Supplied material:
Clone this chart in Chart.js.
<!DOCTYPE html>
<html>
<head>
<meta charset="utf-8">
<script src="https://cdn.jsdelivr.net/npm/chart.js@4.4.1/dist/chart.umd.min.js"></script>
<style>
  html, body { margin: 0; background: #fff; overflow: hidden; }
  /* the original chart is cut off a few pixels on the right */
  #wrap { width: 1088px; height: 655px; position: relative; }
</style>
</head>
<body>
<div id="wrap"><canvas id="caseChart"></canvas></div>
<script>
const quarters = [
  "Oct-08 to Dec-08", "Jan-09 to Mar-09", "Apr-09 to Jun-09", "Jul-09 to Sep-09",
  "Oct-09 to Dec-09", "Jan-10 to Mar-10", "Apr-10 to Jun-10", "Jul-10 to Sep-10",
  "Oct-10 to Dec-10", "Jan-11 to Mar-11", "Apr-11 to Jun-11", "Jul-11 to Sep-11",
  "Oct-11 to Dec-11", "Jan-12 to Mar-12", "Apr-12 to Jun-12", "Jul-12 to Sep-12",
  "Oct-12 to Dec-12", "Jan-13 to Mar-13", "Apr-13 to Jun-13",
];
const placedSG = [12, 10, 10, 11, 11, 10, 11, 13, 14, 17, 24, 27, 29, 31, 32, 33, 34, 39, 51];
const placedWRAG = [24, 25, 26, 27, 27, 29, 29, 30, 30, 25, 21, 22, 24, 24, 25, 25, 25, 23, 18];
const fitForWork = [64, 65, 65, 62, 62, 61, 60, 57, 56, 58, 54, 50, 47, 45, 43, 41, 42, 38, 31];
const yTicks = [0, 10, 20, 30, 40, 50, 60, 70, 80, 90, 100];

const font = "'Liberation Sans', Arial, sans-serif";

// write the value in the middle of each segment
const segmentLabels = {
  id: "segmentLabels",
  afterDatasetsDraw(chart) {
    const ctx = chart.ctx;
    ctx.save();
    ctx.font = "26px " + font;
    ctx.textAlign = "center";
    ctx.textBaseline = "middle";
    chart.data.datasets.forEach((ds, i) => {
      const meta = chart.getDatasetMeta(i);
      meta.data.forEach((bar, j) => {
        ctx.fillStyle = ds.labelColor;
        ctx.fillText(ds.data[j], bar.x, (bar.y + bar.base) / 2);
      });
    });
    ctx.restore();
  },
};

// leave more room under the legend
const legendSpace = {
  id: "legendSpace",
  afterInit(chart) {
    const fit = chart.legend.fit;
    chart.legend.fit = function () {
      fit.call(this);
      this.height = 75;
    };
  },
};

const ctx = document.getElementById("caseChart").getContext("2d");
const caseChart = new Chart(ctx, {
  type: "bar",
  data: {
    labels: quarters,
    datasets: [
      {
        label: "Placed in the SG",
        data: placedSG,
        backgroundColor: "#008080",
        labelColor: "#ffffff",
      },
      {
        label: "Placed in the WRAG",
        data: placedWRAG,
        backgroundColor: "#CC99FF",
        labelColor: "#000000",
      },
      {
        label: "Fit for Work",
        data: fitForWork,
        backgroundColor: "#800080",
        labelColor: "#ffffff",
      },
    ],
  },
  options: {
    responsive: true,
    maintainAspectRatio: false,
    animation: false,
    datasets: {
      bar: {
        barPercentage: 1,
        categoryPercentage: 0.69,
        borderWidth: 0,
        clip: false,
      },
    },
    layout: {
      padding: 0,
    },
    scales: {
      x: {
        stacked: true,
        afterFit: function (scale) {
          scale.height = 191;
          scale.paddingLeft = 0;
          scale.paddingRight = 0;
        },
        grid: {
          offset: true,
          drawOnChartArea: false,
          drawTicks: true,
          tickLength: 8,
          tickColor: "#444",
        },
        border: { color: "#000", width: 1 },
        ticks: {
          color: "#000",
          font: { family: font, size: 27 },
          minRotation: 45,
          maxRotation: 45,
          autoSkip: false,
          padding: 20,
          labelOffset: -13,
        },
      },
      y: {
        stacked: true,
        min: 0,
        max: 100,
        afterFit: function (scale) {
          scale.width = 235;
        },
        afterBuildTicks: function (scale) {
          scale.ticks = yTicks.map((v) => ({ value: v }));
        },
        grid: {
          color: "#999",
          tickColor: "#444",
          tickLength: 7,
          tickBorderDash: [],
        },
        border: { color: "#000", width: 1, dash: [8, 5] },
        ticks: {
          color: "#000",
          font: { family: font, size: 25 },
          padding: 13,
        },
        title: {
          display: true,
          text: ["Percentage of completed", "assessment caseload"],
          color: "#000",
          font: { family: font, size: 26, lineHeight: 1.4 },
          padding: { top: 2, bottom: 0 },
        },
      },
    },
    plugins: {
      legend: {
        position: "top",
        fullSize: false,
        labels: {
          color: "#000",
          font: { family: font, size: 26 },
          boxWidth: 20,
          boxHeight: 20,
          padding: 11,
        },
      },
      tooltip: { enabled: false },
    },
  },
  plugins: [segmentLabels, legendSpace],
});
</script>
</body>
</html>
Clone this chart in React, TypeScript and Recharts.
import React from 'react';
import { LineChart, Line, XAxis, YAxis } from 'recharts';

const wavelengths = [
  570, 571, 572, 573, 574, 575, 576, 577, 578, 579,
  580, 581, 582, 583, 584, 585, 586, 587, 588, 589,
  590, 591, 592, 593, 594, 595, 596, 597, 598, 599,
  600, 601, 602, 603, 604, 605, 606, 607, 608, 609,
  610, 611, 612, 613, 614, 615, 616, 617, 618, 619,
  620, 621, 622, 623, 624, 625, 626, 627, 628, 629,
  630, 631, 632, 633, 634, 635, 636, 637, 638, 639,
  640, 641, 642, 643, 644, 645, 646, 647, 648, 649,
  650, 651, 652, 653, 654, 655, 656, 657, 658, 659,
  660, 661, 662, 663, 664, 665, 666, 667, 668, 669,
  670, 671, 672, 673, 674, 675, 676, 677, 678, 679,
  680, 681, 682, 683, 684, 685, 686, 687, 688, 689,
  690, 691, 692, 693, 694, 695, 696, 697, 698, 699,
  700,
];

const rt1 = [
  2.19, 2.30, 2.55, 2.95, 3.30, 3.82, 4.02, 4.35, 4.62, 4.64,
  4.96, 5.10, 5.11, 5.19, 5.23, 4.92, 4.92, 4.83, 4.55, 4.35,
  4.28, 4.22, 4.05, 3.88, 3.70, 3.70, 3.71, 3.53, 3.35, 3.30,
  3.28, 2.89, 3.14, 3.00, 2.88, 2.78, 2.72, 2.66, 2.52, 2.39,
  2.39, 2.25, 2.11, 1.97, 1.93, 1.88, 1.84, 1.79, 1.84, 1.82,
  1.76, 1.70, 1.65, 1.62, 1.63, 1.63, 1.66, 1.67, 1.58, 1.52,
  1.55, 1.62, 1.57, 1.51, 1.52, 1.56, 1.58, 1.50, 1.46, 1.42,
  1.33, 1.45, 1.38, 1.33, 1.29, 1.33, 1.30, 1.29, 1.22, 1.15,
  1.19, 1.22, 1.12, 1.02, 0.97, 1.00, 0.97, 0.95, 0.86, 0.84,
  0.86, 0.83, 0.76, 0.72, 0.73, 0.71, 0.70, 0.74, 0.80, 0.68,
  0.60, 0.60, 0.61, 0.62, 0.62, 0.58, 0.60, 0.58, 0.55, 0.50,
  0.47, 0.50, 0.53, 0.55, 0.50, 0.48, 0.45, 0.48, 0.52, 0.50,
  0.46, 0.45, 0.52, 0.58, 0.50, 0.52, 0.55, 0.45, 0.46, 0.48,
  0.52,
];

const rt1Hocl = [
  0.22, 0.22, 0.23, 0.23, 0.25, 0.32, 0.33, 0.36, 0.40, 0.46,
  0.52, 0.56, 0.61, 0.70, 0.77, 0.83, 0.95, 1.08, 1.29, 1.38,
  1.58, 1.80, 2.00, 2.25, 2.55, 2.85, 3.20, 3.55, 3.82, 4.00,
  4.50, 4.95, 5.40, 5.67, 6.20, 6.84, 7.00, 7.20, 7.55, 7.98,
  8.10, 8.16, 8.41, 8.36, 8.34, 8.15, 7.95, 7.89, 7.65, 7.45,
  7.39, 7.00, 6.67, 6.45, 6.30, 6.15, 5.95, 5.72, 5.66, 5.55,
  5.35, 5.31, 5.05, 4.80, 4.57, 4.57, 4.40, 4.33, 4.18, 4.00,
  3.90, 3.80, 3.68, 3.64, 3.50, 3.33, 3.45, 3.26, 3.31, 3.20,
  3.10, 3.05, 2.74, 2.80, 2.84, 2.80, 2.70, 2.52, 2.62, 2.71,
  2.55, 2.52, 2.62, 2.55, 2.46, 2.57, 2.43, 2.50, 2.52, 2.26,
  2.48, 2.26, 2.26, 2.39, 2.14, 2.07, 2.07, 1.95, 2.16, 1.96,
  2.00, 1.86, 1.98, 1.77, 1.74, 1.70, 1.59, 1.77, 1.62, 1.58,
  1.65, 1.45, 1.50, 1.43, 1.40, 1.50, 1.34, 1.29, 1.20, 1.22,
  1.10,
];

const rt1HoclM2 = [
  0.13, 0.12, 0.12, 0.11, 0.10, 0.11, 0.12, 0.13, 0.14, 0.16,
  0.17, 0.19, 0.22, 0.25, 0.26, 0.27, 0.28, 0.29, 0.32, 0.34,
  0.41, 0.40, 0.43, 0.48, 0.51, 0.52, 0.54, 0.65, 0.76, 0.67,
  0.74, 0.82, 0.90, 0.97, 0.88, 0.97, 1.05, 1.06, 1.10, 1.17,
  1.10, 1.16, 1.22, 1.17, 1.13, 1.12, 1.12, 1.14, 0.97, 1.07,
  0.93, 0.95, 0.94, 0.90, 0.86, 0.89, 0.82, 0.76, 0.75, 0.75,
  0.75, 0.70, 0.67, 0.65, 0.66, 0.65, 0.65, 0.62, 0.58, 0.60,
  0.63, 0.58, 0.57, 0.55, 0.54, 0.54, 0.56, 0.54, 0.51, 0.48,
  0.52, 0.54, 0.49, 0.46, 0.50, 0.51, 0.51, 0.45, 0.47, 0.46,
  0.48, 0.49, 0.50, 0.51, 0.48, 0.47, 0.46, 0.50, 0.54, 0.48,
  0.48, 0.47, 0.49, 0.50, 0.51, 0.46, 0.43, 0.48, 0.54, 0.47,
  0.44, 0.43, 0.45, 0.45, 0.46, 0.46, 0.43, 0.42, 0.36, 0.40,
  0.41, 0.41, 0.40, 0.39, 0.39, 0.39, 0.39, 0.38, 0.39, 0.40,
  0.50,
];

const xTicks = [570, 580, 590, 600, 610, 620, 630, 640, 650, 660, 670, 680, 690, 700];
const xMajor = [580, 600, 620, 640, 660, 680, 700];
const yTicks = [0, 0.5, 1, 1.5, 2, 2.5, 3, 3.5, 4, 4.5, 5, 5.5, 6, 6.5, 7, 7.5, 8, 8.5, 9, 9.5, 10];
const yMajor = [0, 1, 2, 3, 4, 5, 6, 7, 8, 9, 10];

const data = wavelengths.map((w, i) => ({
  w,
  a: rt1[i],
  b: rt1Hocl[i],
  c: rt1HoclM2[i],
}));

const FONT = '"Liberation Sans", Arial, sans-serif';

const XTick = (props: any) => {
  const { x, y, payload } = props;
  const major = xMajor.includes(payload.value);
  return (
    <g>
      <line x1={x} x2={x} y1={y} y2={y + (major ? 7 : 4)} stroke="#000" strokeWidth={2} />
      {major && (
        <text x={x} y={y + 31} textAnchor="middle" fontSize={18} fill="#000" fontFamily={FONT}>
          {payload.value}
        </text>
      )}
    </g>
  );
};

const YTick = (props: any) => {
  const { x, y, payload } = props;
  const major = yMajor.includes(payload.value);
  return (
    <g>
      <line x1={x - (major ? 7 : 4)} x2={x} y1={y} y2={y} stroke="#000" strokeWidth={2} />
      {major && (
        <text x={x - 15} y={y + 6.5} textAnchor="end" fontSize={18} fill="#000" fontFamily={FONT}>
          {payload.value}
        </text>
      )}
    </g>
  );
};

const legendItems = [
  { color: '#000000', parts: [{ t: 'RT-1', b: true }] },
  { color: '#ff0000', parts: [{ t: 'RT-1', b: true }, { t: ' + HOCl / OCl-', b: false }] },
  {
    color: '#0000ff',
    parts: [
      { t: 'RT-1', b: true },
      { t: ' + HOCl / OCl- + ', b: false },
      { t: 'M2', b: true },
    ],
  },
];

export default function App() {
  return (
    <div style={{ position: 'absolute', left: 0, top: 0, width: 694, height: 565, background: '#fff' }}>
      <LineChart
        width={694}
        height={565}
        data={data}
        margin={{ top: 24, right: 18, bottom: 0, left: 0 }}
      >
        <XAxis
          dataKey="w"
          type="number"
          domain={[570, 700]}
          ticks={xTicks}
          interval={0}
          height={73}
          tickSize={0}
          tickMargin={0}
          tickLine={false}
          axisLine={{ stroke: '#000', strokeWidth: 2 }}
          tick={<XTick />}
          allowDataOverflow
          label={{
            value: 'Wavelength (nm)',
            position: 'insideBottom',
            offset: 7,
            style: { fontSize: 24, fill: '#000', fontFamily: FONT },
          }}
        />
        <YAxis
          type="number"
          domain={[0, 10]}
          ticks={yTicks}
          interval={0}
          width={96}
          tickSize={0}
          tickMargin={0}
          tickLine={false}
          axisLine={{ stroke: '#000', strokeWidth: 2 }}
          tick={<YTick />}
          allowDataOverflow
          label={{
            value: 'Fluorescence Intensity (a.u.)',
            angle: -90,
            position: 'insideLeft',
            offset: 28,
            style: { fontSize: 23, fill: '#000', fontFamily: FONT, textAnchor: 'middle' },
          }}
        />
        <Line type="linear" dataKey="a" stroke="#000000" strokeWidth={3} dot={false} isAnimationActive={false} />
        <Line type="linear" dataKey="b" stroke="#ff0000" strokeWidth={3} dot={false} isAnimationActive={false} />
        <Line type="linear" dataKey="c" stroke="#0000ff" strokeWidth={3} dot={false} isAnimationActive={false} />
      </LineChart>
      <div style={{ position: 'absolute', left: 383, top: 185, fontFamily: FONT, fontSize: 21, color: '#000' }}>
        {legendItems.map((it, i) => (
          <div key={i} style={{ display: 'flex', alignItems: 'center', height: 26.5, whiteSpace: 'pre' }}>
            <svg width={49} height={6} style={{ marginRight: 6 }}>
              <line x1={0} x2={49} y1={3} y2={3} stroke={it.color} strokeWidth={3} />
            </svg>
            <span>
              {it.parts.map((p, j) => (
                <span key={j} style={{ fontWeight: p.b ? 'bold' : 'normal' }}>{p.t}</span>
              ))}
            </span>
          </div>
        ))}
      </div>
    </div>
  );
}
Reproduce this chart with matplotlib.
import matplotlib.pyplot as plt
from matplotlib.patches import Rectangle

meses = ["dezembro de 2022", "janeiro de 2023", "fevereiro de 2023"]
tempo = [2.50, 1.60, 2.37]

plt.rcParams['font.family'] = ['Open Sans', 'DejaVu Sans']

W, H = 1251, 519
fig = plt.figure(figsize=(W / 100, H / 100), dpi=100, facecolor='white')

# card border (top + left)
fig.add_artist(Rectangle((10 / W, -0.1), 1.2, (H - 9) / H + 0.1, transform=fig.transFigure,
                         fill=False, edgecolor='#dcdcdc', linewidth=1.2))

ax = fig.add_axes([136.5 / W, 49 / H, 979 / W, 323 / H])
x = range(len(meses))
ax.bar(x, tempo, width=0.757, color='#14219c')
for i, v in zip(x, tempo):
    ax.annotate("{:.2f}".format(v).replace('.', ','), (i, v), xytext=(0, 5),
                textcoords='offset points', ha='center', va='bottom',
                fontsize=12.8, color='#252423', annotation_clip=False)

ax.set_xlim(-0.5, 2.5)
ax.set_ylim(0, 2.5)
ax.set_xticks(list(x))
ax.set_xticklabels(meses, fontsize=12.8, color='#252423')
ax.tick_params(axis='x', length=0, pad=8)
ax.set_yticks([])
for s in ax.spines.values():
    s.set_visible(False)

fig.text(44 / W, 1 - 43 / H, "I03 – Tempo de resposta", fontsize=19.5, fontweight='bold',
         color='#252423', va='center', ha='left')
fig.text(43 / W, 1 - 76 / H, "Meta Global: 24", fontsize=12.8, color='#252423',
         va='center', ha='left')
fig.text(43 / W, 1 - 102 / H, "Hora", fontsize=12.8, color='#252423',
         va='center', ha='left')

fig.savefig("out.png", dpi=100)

Required task: Starting at the line that contains "Reproduce this chart with matplotlib." and ending at the line that contains "s.set_visible(False)", repeat each line exactly, both ends included, and nothing else.

Written answer:
Reproduce this chart with matplotlib.
import matplotlib.pyplot as plt
from matplotlib.patches import Rectangle

meses = ["dezembro de 2022", "janeiro de 2023", "fevereiro de 2023"]
tempo = [2.50, 1.60, 2.37]

plt.rcParams['font.family'] = ['Open Sans', 'DejaVu Sans']

W, H = 1251, 519
fig = plt.figure(figsize=(W / 100, H / 100), dpi=100, facecolor='white')

# card border (top + left)
fig.add_artist(Rectangle((10 / W, -0.1), 1.2, (H - 9) / H + 0.1, transform=fig.transFigure,
                         fill=False, edgecolor='#dcdcdc', linewidth=1.2))

ax = fig.add_axes([136.5 / W, 49 / H, 979 / W, 323 / H])
x = range(len(meses))
ax.bar(x, tempo, width=0.757, color='#14219c')
for i, v in zip(x, tempo):
    ax.annotate("{:.2f}".format(v).replace('.', ','), (i, v), xytext=(0, 5),
                textcoords='offset points', ha='center', va='bottom',
                fontsize=12.8, color='#252423', annotation_clip=False)

ax.set_xlim(-0.5, 2.5)
ax.set_ylim(0, 2.5)
ax.set_xticks(list(x))
ax.set_xticklabels(meses, fontsize=12.8, color='#252423')
ax.tick_params(axis='x', length=0, pad=8)
ax.set_yticks([])
for s in ax.spines.values():
    s.set_visible(False)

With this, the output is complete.